Et pour les dimensions politiques, on note l’affaiblissement des institutions politiques, l’absence d’alternance politique, la corruption, les conflits armés/crises politiques et la faible participation des citoyens à la gestion des affaires publiques.
Cas de la Mauritanie
Pour le cas de la Mauritanie, le conférencier affirme que le pays s’achemine vers les conventions gagnant/gagnant. En effet le code minier exige 10 à 15% au départ.
Les revenus issus des IE doivent être investis en priorité dans les secteurs sociaux (Santé/Education/APE …)

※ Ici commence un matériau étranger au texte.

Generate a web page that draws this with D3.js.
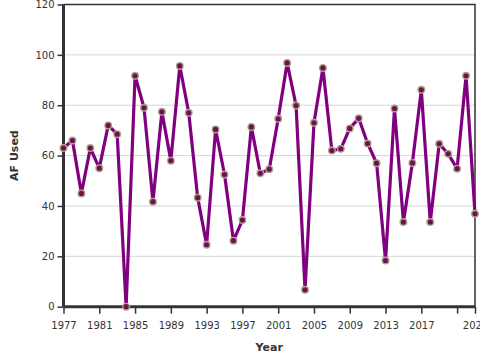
<!DOCTYPE html>
<html><head><meta charset="utf-8">
<script src="https://cdn.jsdelivr.net/npm/d3@7"></script>
<style>
body{margin:0;background:#fff;}
text{font-family:"DejaVu Sans",Verdana,sans-serif;}
</style></head>
<body><svg id="c" width="480" height="360"></svg>
<script>
const years = d3.range(1977, 2024);
const afUsed = [63,66,45,63,55,72,68.5,0,91.7,79,41.7,77.4,58,95.6,77,43.3,24.6,70.4,52.5,26.2,34.4,71.4,53,54.6,74.6,96.8,79.9,6.7,73,94.8,62,62.7,70.8,74.8,64.8,57,18.3,78.7,33.6,57.1,86.1,33.6,64.7,60.7,54.8,91.7,36.9];
const xTicks = [1977,1981,1985,1989,1993,1997,2001,2005,2009,2013,2017,2021,2023];
const xTickLabels = ["1977","1981","1985","1989","1993","1997","2001","2005","2009","2013","2017","","2023"];
const yTicks = [0,20,40,60,80,100,120];

const data = years.map((y,i)=>({year:y, v:afUsed[i]}));
const svg = d3.select("#c");
const m = {l:63.5, r:475, t:4.5, b:306.7};
const x = d3.scaleLinear().domain([1977,2023]).range([m.l, m.r]);
const y = d3.scaleLinear().domain([0,120]).range([m.b, m.t]);

// gridlines
svg.append("g").selectAll("line").data(yTicks.filter(d=>d>0 && d<120)).join("line")
  .attr("x1", m.l).attr("x2", m.r).attr("y1", d=>y(d)).attr("y2", d=>y(d))
  .attr("stroke", "#d6d6d6").attr("stroke-width", 1);

// frame top/right
svg.append("path").attr("d", `M${m.l},${m.t}H${m.r}V${m.b}`)
  .attr("fill","none").attr("stroke","#333").attr("stroke-width",1.5);

// axes
const yAxis = svg.append("g").attr("transform", `translate(${m.l},0)`)
  .call(d3.axisLeft(y).tickValues(yTicks).tickSize(6).tickFormat(d3.format("d")));
const xAxis = svg.append("g").attr("transform", `translate(0,${m.b})`)
  .call(d3.axisBottom(x).tickValues(xTicks).tickSize(7).tickFormat((d,i)=>xTickLabels[i]));
[yAxis,xAxis].forEach(a=>{
  a.select(".domain").attr("stroke","#333").attr("stroke-width",3);
  a.selectAll(".tick line").attr("stroke","#333").attr("stroke-width",1.5);
  a.selectAll(".tick text").attr("fill","#333").style("font-size","10px");
});
yAxis.select(".domain").attr("d", `M0,${m.b}V${m.t}`);
xAxis.select(".domain").attr("d", `M${m.l},0H${m.r}`);
xAxis.selectAll(".tick text").attr("dy","1.2em");

// line
svg.append("path").datum(data)
  .attr("d", d3.line().x(d=>x(d.year)).y(d=>y(d.v)))
  .attr("fill","none").attr("stroke","#800080").attr("stroke-width",3.2)
  .attr("stroke-linejoin","round");

// points
svg.append("g").selectAll("circle").data(data).join("circle")
  .attr("cx", d=>x(d.year)).attr("cy", d=>y(d.v)).attr("r", 3.3)
  .attr("fill","#6a1256").attr("stroke","#b3a584").attr("stroke-width",1.4);

// axis titles
svg.append("text").attr("x", (m.l+m.r)/2).attr("y", 351).attr("text-anchor","middle")
  .style("font-size","11px").style("font-weight","bold").attr("fill","#333").text("Year");
svg.append("text").attr("transform", `translate(18,${(m.t+m.b)/2}) rotate(-90)`)
  .attr("text-anchor","middle").style("font-size","11px").style("font-weight","bold")
  .attr("fill","#333").text("AF Used");
</script></body></html>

A l’instar des pays exploitants la Mauritanie a créé un fonds des générations futures. Ce fonds est logé à la Banque de France et tous les opérateurs qui doivent virer de l’argent à la Mauritanie le font à travers ce compte. Depuis 2006 ce fonds n’a été audité que sur 3 ans et l’audit n’a jamais été publié. Dans les normes ce fonds doit être audité tous les ans. Ce fonds devrait avoir une gestion saine comme tel est le cas dans un pays comme la Norvège qui n’utilise que 6% des intérêts du fonds.
Selon le conférencier, en Mauritanie on a besoin d’un fonds de péréquation comme au Ghana.